>>>
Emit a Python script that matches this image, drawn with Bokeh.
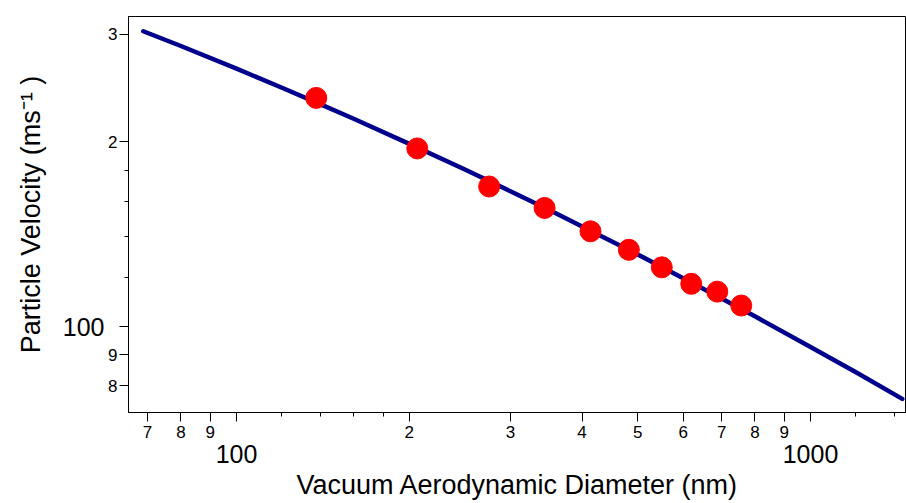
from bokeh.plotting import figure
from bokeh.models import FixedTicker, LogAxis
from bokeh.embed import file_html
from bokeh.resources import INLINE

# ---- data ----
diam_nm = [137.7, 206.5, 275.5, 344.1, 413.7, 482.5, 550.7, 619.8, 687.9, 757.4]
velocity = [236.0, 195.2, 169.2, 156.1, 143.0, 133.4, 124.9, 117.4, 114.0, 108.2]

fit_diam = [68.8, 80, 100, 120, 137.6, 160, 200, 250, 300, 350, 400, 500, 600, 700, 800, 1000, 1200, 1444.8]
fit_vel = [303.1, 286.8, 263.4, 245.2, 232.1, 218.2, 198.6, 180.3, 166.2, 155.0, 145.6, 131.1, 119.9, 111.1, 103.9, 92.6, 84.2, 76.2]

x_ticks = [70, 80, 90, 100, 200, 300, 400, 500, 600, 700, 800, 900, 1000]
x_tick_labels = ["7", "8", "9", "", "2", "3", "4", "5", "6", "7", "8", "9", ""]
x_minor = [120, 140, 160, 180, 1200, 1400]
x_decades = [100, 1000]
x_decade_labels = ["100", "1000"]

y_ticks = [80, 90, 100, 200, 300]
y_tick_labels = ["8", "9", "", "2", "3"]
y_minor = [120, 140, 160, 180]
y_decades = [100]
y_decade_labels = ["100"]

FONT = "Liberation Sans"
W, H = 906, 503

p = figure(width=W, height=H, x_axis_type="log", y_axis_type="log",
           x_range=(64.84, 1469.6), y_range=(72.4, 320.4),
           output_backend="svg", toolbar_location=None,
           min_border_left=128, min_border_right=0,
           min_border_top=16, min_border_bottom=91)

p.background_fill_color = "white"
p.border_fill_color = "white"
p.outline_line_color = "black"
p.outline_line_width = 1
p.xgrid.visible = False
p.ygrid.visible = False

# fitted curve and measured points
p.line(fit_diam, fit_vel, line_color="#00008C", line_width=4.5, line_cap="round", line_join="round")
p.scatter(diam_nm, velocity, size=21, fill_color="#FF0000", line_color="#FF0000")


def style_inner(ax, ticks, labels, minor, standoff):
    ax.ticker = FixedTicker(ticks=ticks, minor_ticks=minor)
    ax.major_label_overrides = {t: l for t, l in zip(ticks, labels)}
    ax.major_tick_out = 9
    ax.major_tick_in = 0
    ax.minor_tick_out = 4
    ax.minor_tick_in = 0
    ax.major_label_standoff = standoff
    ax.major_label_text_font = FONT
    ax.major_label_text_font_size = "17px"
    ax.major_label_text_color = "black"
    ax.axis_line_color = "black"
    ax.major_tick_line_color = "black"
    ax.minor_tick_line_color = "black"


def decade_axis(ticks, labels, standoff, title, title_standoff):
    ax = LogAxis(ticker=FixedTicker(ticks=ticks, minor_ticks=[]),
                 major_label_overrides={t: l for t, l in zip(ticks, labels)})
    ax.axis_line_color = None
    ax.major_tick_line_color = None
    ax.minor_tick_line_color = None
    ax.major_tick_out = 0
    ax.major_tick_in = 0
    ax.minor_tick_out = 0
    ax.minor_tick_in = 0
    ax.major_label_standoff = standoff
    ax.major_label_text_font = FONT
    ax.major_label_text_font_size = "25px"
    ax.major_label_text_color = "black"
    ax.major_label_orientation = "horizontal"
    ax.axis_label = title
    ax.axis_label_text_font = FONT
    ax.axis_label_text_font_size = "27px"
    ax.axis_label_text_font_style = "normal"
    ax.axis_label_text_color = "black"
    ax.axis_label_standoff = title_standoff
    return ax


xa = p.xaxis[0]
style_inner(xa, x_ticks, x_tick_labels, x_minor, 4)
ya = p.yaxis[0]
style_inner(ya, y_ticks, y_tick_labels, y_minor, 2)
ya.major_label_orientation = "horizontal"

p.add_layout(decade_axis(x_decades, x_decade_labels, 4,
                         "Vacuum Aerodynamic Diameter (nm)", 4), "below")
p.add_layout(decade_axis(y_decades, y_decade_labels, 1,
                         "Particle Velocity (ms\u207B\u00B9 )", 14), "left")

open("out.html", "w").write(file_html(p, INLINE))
<<<
Without the pictures, please reproduce each line of the listing above exactly, from the first one through the line bearing "117.4, 114.0, 108.2]".

Emit a Python script that matches this image, drawn with Bokeh.
from bokeh.plotting import figure
from bokeh.models import FixedTicker, LogAxis
from bokeh.embed import file_html
from bokeh.resources import INLINE

# ---- data ----
diam_nm = [137.7, 206.5, 275.5, 344.1, 413.7, 482.5, 550.7, 619.8, 687.9, 757.4]
velocity = [236.0, 195.2, 169.2, 156.1, 143.0, 133.4, 124.9, 117.4, 114.0, 108.2]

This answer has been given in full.